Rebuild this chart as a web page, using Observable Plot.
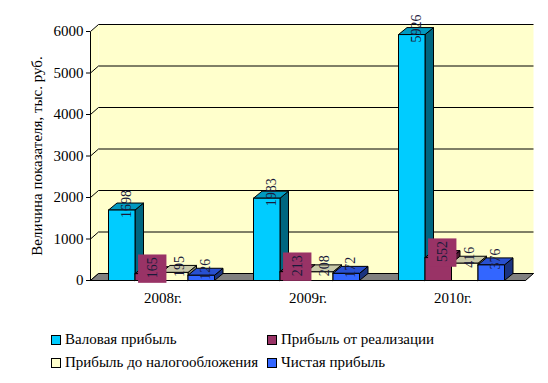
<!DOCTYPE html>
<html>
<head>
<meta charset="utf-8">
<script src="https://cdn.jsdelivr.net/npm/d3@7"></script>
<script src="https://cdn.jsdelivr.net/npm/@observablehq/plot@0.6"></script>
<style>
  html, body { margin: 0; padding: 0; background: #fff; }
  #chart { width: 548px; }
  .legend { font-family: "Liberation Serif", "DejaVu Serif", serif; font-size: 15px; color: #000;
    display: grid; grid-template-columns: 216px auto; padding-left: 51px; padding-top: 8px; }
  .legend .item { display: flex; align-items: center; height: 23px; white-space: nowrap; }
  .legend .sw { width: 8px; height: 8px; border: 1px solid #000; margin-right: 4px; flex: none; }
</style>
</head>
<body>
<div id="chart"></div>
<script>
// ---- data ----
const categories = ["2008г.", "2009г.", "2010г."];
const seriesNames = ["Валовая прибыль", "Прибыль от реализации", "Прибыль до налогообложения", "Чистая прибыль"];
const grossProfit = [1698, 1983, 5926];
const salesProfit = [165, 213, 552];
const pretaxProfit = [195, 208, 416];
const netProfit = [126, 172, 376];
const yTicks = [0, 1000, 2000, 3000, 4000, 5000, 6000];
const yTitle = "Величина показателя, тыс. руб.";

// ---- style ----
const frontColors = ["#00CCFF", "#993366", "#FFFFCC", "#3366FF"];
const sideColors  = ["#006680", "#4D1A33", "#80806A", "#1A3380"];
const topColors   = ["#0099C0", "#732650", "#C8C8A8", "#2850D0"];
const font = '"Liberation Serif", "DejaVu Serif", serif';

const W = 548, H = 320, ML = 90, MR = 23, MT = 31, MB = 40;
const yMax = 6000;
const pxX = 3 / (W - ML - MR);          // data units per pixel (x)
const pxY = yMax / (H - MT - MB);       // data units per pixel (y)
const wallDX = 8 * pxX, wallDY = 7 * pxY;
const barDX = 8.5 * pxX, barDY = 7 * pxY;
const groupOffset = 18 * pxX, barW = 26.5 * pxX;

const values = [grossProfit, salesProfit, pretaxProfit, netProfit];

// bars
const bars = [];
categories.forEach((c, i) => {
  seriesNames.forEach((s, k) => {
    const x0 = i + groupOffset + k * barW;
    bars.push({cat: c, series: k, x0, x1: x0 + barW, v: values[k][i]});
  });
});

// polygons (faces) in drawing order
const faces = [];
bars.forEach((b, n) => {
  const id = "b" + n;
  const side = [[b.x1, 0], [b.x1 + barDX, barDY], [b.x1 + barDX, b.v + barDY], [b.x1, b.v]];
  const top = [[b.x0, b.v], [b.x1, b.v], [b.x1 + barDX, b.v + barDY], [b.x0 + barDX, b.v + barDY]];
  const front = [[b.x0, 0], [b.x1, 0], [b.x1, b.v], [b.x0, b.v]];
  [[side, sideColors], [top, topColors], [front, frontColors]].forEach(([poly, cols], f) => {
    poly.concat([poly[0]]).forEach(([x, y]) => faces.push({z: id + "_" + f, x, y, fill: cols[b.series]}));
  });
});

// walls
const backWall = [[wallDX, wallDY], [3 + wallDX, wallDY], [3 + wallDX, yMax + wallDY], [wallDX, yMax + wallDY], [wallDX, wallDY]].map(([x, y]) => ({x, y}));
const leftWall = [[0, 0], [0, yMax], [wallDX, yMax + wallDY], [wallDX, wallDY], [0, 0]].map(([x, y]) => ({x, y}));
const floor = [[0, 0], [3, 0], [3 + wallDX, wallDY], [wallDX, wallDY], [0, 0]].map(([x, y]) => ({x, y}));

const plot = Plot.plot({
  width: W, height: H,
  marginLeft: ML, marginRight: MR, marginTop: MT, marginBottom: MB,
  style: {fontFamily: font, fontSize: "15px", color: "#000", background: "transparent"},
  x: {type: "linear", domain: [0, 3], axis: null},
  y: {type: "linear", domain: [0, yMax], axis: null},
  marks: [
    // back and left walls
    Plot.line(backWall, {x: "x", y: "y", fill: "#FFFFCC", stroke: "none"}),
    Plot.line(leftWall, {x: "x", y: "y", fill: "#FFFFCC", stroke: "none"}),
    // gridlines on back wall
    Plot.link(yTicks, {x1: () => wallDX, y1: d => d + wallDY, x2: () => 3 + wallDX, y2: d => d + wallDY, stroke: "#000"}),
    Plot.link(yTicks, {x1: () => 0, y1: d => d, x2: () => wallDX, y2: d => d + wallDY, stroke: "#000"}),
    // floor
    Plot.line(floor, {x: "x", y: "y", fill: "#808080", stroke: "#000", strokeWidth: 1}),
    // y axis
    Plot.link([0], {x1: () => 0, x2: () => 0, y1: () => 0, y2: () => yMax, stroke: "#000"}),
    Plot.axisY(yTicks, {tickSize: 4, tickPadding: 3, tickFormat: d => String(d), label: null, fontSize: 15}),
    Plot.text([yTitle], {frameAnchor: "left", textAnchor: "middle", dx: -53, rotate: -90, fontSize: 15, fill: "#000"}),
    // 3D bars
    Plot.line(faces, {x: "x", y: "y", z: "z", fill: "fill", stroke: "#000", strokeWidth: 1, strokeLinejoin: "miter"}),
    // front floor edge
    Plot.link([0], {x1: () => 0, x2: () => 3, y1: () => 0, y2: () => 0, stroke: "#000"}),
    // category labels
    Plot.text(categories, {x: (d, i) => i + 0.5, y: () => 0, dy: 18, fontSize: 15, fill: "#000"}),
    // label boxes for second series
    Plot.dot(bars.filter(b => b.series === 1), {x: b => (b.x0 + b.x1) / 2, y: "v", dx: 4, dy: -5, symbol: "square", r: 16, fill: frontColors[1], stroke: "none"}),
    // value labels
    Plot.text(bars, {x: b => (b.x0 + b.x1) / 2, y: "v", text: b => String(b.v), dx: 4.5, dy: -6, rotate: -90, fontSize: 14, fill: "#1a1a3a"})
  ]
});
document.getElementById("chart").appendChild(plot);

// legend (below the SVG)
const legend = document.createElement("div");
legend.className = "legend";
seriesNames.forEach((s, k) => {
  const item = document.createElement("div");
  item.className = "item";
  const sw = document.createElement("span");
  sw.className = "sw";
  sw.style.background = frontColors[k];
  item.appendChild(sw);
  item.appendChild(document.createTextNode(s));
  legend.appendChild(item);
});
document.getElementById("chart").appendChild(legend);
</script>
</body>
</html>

● TASK GOAL
Copy each line of the preceding data that contains the string "chart".

● THE OUTPUT
Rebuild this chart as a web page, using Observable Plot.
  #chart { width: 548px; }
<div id="chart"></div>
document.getElementById("chart").appendChild(plot);
document.getElementById("chart").appendChild(legend);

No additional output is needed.